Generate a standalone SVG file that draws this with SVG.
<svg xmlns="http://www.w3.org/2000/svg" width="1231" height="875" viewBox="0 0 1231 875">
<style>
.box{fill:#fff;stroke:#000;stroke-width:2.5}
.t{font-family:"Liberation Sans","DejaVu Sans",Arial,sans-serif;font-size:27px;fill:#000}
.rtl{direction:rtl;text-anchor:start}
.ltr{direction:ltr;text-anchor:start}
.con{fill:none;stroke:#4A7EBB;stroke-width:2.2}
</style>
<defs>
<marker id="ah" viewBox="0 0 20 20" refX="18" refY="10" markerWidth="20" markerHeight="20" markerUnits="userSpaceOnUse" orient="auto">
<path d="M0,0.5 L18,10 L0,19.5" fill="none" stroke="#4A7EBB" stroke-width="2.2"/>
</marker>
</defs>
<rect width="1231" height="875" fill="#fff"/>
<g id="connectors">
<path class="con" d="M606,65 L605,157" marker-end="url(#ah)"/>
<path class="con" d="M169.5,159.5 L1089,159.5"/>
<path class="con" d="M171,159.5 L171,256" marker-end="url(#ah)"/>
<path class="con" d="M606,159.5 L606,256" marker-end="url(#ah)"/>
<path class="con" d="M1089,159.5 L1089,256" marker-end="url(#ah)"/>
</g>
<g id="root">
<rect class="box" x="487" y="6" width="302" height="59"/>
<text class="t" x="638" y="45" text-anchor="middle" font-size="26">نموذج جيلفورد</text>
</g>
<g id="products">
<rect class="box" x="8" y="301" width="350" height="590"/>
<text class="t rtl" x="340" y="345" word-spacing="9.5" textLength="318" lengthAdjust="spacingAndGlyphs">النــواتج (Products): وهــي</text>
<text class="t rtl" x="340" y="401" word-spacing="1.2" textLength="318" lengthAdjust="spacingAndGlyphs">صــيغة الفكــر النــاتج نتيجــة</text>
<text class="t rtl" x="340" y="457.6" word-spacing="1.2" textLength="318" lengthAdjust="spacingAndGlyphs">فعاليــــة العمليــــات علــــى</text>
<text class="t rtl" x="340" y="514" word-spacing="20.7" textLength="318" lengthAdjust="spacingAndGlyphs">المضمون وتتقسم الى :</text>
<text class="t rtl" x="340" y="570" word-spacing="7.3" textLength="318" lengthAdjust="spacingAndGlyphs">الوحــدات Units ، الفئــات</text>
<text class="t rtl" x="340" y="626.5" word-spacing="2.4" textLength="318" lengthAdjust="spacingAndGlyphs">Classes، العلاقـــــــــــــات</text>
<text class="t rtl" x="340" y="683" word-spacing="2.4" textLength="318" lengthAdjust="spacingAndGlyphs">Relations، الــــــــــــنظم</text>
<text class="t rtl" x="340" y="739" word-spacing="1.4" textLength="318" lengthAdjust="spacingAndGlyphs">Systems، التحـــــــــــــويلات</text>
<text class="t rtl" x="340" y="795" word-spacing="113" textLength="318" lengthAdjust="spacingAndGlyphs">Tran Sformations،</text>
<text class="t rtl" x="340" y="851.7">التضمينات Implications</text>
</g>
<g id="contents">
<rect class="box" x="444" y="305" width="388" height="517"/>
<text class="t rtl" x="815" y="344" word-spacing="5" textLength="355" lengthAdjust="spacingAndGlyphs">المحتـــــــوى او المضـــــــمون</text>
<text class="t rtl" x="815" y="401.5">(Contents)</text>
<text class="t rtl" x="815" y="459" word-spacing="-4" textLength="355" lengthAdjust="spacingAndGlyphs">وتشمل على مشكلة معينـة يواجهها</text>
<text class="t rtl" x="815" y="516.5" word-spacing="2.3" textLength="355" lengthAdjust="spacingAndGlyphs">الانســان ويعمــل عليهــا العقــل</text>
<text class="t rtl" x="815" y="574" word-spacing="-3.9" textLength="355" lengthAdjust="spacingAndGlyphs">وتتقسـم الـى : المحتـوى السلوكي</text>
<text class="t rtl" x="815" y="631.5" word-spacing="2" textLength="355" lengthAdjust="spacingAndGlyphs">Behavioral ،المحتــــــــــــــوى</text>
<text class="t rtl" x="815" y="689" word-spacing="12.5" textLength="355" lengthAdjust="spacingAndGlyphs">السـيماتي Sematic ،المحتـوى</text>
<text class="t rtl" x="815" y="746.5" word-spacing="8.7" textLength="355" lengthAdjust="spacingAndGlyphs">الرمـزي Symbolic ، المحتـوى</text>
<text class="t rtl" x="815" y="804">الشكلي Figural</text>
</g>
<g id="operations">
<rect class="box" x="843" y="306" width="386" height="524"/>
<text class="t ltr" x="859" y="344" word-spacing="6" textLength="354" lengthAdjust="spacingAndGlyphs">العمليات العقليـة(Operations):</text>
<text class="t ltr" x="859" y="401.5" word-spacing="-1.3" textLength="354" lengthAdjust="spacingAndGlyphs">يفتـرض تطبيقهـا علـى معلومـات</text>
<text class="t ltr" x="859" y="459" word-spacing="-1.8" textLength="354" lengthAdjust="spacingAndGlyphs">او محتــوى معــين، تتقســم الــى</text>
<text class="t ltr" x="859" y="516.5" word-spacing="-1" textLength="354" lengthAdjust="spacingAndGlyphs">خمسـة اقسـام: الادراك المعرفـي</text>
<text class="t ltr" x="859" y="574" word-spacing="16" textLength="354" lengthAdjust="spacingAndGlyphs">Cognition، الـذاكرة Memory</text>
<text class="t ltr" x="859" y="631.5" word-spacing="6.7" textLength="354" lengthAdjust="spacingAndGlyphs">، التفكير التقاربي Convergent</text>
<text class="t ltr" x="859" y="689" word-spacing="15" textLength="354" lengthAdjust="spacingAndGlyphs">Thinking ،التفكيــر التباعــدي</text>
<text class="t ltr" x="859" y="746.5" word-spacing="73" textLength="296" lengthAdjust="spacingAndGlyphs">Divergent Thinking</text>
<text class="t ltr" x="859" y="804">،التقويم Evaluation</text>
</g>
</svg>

==

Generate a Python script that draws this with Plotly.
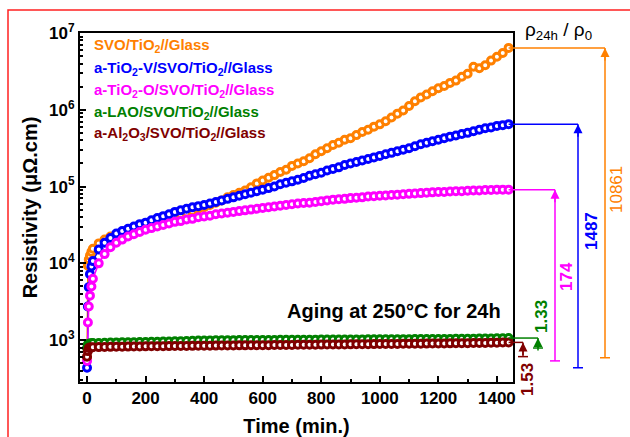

* [Instructions to follow]: Every line above that contains the word "with" should be reported.

* [Written response]:
Generate a standalone SVG file that draws this with SVG.
Generate a Python script that draws this with Plotly.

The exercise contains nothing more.